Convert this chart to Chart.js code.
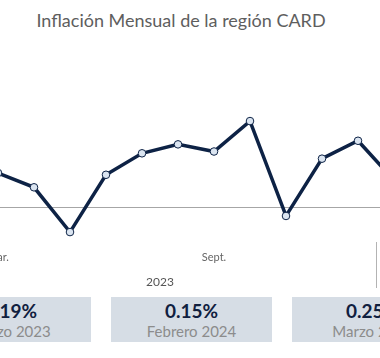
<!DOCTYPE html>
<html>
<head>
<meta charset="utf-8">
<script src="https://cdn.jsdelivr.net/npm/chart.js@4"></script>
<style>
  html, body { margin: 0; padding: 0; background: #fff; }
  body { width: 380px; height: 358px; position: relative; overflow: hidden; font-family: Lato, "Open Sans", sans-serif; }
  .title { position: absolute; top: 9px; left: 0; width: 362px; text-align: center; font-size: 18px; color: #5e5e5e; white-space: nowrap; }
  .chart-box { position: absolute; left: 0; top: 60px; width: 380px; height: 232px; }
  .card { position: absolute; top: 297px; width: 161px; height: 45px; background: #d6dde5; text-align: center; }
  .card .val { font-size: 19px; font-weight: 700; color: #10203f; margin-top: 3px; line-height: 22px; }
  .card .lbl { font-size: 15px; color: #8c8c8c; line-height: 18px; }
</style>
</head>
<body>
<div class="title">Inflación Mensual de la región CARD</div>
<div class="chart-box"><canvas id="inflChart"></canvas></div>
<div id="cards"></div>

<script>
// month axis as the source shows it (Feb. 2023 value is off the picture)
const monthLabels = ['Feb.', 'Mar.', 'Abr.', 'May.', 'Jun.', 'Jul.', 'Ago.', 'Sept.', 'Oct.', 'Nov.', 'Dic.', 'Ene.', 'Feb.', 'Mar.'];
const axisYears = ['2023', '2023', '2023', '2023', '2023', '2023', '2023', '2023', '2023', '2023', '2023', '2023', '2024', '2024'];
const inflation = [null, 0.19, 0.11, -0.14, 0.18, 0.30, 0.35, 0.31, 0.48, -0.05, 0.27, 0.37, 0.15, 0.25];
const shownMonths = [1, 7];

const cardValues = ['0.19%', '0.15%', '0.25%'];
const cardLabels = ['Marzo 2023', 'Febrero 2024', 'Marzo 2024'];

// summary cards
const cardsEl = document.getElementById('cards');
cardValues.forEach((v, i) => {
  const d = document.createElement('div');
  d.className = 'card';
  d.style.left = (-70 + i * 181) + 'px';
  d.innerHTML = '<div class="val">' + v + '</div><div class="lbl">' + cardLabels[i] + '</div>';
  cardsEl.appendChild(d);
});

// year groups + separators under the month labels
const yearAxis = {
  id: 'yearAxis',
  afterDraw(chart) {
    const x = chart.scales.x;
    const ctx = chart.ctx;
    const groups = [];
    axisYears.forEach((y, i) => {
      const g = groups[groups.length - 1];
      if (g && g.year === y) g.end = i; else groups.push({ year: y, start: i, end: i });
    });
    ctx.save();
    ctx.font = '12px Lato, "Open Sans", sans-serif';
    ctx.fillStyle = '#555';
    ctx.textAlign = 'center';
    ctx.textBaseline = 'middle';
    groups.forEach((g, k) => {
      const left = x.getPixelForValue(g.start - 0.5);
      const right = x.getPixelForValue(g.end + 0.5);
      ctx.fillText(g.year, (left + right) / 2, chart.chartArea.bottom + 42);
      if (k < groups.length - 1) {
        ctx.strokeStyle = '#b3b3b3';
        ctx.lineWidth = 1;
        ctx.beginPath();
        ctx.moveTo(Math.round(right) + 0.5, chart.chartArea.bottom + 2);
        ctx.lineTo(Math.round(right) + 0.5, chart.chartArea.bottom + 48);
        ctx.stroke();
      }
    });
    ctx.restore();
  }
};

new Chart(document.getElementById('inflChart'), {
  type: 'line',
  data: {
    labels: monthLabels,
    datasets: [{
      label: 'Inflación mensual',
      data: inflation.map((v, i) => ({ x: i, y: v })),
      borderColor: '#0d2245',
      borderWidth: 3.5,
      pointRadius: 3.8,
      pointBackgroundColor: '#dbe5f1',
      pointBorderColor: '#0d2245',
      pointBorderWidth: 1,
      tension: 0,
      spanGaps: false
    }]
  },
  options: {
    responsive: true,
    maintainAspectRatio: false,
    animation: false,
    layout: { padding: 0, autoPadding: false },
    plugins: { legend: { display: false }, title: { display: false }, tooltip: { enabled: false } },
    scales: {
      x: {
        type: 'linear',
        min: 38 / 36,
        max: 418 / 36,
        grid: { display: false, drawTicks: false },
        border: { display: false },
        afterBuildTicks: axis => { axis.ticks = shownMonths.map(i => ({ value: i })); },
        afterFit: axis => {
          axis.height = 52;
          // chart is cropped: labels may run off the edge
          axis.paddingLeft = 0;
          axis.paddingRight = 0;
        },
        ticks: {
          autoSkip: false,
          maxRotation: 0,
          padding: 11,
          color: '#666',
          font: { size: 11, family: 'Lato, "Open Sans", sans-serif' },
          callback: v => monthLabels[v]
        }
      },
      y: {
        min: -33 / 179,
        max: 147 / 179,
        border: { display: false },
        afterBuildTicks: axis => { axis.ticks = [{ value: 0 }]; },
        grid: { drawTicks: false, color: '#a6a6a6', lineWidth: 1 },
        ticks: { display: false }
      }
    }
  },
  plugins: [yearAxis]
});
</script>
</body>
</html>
------------------------
TASK BRIEF
Reproduce all of the data exactly; the pictures do not belong in the copy.

OUTPUT FOR THIS EXERCISE
Convert this chart to Chart.js code.
<!DOCTYPE html>
<html>
<head>
<meta charset="utf-8">
<script src="https://cdn.jsdelivr.net/npm/chart.js@4"></script>
<style>
  html, body { margin: 0; padding: 0; background: #fff; }
  body { width: 380px; height: 358px; position: relative; overflow: hidden; font-family: Lato, "Open Sans", sans-serif; }
  .title { position: absolute; top: 9px; left: 0; width: 362px; text-align: center; font-size: 18px; color: #5e5e5e; white-space: nowrap; }
  .chart-box { position: absolute; left: 0; top: 60px; width: 380px; height: 232px; }
  .card { position: absolute; top: 297px; width: 161px; height: 45px; background: #d6dde5; text-align: center; }
  .card .val { font-size: 19px; font-weight: 700; color: #10203f; margin-top: 3px; line-height: 22px; }
  .card .lbl { font-size: 15px; color: #8c8c8c; line-height: 18px; }
</style>
</head>
<body>
<div class="title">Inflación Mensual de la región CARD</div>
<div class="chart-box"><canvas id="inflChart"></canvas></div>
<div id="cards"></div>

<script>
// month axis as the source shows it (Feb. 2023 value is off the picture)
const monthLabels = ['Feb.', 'Mar.', 'Abr.', 'May.', 'Jun.', 'Jul.', 'Ago.', 'Sept.', 'Oct.', 'Nov.', 'Dic.', 'Ene.', 'Feb.', 'Mar.'];
const axisYears = ['2023', '2023', '2023', '2023', '2023', '2023', '2023', '2023', '2023', '2023', '2023', '2023', '2024', '2024'];
const inflation = [null, 0.19, 0.11, -0.14, 0.18, 0.30, 0.35, 0.31, 0.48, -0.05, 0.27, 0.37, 0.15, 0.25];
const shownMonths = [1, 7];

const cardValues = ['0.19%', '0.15%', '0.25%'];
const cardLabels = ['Marzo 2023', 'Febrero 2024', 'Marzo 2024'];

// summary cards
const cardsEl = document.getElementById('cards');
cardValues.forEach((v, i) => {
  const d = document.createElement('div');
  d.className = 'card';
  d.style.left = (-70 + i * 181) + 'px';
  d.innerHTML = '<div class="val">' + v + '</div><div class="lbl">' + cardLabels[i] + '</div>';
  cardsEl.appendChild(d);
});

// year groups + separators under the month labels
const yearAxis = {
  id: 'yearAxis',
  afterDraw(chart) {
    const x = chart.scales.x;
    const ctx = chart.ctx;
    const groups = [];
    axisYears.forEach((y, i) => {
      const g = groups[groups.length - 1];
      if (g && g.year === y) g.end = i; else groups.push({ year: y, start: i, end: i });
    });
    ctx.save();
    ctx.font = '12px Lato, "Open Sans", sans-serif';
    ctx.fillStyle = '#555';
    ctx.textAlign = 'center';
    ctx.textBaseline = 'middle';
    groups.forEach((g, k) => {
      const left = x.getPixelForValue(g.start - 0.5);
      const right = x.getPixelForValue(g.end + 0.5);
      ctx.fillText(g.year, (left + right) / 2, chart.chartArea.bottom + 42);
      if (k < groups.length - 1) {
        ctx.strokeStyle = '#b3b3b3';
        ctx.lineWidth = 1;
        ctx.beginPath();
        ctx.moveTo(Math.round(right) + 0.5, chart.chartArea.bottom + 2);
        ctx.lineTo(Math.round(right) + 0.5, chart.chartArea.bottom + 48);
        ctx.stroke();
      }
    });
    ctx.restore();
  }
};

new Chart(document.getElementById('inflChart'), {
  type: 'line',
  data: {
    labels: monthLabels,
    datasets: [{
      label: 'Inflación mensual',
      data: inflation.map((v, i) => ({ x: i, y: v })),
      borderColor: '#0d2245',
      borderWidth: 3.5,
      pointRadius: 3.8,
      pointBackgroundColor: '#dbe5f1',
      pointBorderColor: '#0d2245',
      pointBorderWidth: 1,
      tension: 0,
      spanGaps: false
    }]
  },
  options: {
    responsive: true,
    maintainAspectRatio: false,
    animation: false,
    layout: { padding: 0, autoPadding: false },
    plugins: { legend: { display: false }, title: { display: false }, tooltip: { enabled: false } },
    scales: {
      x: {
        type: 'linear',
        min: 38 / 36,
        max: 418 / 36,
        grid: { display: false, drawTicks: false },
        border: { display: false },
        afterBuildTicks: axis => { axis.ticks = shownMonths.map(i => ({ value: i })); },
        afterFit: axis => {
          axis.height = 52;
          // chart is cropped: labels may run off the edge
          axis.paddingLeft = 0;
          axis.paddingRight = 0;
        },
        ticks: {
          autoSkip: false,
          maxRotation: 0,
          padding: 11,
          color: '#666',
          font: { size: 11, family: 'Lato, "Open Sans", sans-serif' },
          callback: v => monthLabels[v]
        }
      },
      y: {
        min: -33 / 179,
        max: 147 / 179,
        border: { display: false },
        afterBuildTicks: axis => { axis.ticks = [{ value: 0 }]; },
        grid: { drawTicks: false, color: '#a6a6a6', lineWidth: 1 },
        ticks: { display: false }
      }
    }
  },
  plugins: [yearAxis]
});
</script>
</body>
</html>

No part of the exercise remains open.